Written instruction -
Find each line with the word "diagram" and copy it.

The data -
^^^^

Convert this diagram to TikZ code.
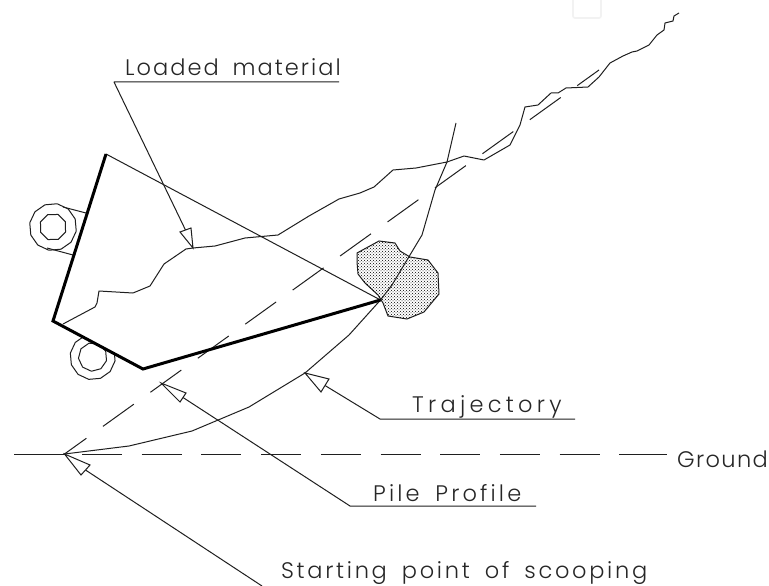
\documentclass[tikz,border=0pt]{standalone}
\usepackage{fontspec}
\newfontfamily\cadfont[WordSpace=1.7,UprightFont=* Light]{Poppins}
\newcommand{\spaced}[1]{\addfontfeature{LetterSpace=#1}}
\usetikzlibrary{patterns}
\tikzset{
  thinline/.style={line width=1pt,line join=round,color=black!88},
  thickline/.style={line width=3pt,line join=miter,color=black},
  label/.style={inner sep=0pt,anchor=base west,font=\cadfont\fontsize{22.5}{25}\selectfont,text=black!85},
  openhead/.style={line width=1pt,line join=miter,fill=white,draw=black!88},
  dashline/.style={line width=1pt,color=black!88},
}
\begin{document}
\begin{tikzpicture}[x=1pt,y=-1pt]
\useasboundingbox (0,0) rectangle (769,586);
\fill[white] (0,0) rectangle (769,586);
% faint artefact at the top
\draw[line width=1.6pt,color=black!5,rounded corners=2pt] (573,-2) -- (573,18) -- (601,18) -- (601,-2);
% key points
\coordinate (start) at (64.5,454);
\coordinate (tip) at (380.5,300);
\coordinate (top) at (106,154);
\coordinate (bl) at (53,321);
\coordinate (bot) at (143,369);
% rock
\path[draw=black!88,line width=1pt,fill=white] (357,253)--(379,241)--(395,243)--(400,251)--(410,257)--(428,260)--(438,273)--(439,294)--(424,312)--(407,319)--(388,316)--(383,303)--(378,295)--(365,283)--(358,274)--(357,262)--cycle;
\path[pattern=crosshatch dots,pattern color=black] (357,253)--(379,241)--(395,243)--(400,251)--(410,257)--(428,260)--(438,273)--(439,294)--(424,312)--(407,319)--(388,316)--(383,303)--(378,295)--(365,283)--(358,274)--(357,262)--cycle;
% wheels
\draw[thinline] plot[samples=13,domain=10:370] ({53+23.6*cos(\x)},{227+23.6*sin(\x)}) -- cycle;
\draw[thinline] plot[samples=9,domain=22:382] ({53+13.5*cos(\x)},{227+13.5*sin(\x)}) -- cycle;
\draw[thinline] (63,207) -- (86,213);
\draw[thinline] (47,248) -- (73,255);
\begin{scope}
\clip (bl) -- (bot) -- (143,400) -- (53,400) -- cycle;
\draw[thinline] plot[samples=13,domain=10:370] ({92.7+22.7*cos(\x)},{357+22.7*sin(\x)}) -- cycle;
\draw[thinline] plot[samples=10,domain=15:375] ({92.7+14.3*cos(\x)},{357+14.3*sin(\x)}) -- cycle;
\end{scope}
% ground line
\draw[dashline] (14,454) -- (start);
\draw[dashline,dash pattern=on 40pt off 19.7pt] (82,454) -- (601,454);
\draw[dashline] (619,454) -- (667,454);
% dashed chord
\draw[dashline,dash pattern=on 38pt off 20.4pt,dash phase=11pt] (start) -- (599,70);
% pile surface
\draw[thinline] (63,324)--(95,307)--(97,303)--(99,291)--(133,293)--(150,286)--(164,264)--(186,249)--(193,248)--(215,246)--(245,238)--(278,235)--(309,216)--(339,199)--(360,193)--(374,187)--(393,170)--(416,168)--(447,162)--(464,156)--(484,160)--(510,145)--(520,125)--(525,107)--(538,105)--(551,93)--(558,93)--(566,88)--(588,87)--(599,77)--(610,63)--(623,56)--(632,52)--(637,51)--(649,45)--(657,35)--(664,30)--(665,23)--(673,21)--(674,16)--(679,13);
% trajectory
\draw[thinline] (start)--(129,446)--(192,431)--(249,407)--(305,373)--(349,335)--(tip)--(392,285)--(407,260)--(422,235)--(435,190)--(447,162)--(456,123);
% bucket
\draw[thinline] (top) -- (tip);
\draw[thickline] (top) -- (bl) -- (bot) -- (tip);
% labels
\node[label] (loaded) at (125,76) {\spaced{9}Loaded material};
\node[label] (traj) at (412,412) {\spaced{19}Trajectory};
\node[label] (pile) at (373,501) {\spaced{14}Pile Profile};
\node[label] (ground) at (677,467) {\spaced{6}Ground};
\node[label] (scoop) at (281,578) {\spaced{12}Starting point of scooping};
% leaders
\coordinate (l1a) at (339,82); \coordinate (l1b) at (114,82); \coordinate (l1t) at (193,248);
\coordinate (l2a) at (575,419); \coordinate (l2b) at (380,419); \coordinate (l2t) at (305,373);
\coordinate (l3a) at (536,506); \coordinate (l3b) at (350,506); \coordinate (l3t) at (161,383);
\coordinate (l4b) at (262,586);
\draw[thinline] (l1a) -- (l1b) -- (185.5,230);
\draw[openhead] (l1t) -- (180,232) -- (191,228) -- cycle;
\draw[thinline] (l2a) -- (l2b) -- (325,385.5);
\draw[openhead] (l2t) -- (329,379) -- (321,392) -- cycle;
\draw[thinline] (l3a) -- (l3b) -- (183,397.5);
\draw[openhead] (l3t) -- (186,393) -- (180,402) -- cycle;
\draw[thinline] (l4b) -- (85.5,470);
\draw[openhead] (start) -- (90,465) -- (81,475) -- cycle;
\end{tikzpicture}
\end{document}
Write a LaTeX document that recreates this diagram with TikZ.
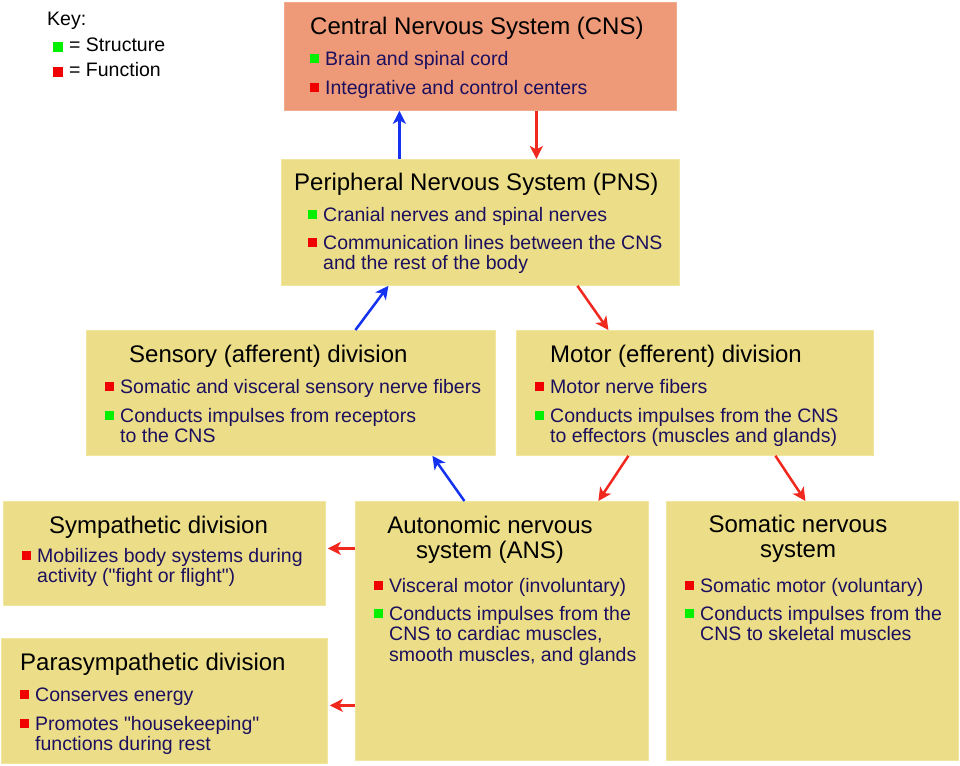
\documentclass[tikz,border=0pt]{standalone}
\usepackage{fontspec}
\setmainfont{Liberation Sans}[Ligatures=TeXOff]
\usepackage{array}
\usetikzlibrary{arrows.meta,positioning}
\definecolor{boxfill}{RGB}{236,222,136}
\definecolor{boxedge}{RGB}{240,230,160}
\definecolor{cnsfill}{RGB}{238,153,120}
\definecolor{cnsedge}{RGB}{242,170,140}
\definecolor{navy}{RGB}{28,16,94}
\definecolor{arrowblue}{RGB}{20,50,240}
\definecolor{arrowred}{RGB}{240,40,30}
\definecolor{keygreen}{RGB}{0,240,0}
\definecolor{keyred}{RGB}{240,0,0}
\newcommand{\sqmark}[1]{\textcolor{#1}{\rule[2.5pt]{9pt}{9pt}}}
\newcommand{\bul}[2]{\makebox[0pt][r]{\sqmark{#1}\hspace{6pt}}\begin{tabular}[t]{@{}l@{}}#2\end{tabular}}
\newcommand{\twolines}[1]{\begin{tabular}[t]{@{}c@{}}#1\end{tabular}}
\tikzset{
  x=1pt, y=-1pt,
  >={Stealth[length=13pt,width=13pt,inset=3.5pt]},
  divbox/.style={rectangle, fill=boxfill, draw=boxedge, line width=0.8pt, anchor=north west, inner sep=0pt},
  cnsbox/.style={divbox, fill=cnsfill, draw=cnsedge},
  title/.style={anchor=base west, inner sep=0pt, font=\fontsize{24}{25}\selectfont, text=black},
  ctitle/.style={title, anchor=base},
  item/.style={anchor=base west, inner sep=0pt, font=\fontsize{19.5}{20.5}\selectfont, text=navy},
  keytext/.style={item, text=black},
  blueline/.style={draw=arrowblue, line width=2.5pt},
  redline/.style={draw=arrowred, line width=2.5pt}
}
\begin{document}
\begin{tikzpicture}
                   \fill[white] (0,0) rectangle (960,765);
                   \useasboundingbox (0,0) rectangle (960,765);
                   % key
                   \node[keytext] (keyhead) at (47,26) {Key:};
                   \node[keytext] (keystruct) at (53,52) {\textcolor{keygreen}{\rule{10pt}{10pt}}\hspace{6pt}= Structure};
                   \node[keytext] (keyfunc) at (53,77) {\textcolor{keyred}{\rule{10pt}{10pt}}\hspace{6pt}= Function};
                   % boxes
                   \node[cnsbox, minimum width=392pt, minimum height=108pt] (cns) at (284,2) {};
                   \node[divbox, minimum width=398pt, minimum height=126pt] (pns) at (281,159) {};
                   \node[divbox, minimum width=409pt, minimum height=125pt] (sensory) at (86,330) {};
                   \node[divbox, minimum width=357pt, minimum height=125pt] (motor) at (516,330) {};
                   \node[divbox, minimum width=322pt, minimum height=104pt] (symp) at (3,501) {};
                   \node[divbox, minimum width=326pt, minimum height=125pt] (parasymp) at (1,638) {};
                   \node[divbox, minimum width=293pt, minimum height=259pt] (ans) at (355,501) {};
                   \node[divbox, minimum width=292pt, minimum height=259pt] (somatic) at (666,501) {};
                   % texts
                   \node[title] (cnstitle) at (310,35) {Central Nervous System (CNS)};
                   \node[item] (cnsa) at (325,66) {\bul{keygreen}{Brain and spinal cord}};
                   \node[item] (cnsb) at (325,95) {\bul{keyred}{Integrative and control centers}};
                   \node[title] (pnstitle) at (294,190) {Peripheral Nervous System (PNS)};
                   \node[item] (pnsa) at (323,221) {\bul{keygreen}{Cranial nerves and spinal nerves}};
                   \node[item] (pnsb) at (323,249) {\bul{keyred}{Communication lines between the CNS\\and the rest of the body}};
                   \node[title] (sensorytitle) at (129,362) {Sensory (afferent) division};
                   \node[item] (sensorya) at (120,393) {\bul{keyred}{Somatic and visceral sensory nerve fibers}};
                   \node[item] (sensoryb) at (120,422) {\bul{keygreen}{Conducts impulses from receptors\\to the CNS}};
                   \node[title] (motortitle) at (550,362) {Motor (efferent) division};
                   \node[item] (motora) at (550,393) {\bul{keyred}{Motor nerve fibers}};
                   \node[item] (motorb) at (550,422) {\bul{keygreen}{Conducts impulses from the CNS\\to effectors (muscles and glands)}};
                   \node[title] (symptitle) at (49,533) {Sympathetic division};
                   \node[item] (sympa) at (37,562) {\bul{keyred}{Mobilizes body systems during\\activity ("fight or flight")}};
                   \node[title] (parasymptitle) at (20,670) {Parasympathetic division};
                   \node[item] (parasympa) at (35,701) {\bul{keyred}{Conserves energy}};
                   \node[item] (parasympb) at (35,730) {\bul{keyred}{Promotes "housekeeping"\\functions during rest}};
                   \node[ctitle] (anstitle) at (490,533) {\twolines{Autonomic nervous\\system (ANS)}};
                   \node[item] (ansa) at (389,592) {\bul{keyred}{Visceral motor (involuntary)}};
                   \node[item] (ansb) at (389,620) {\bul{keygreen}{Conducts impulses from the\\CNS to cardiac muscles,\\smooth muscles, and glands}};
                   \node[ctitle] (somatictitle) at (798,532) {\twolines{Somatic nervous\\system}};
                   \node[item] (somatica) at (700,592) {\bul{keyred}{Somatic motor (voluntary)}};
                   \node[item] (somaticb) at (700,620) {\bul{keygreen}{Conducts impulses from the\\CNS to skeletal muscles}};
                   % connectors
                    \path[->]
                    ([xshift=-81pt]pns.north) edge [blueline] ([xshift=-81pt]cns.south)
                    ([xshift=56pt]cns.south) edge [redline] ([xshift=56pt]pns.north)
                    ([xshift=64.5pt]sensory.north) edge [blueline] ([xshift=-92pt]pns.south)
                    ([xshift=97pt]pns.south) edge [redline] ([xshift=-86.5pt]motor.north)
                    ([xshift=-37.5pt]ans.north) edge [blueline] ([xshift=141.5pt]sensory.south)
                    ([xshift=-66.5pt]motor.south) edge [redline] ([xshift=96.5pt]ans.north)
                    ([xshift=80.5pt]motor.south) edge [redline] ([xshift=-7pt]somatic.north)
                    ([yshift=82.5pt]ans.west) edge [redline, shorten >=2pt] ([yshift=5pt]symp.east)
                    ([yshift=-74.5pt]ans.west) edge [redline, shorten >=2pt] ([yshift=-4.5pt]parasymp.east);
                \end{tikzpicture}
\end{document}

^^^^

Expected answer -
Convert this diagram to TikZ code.
Write a LaTeX document that recreates this diagram with TikZ.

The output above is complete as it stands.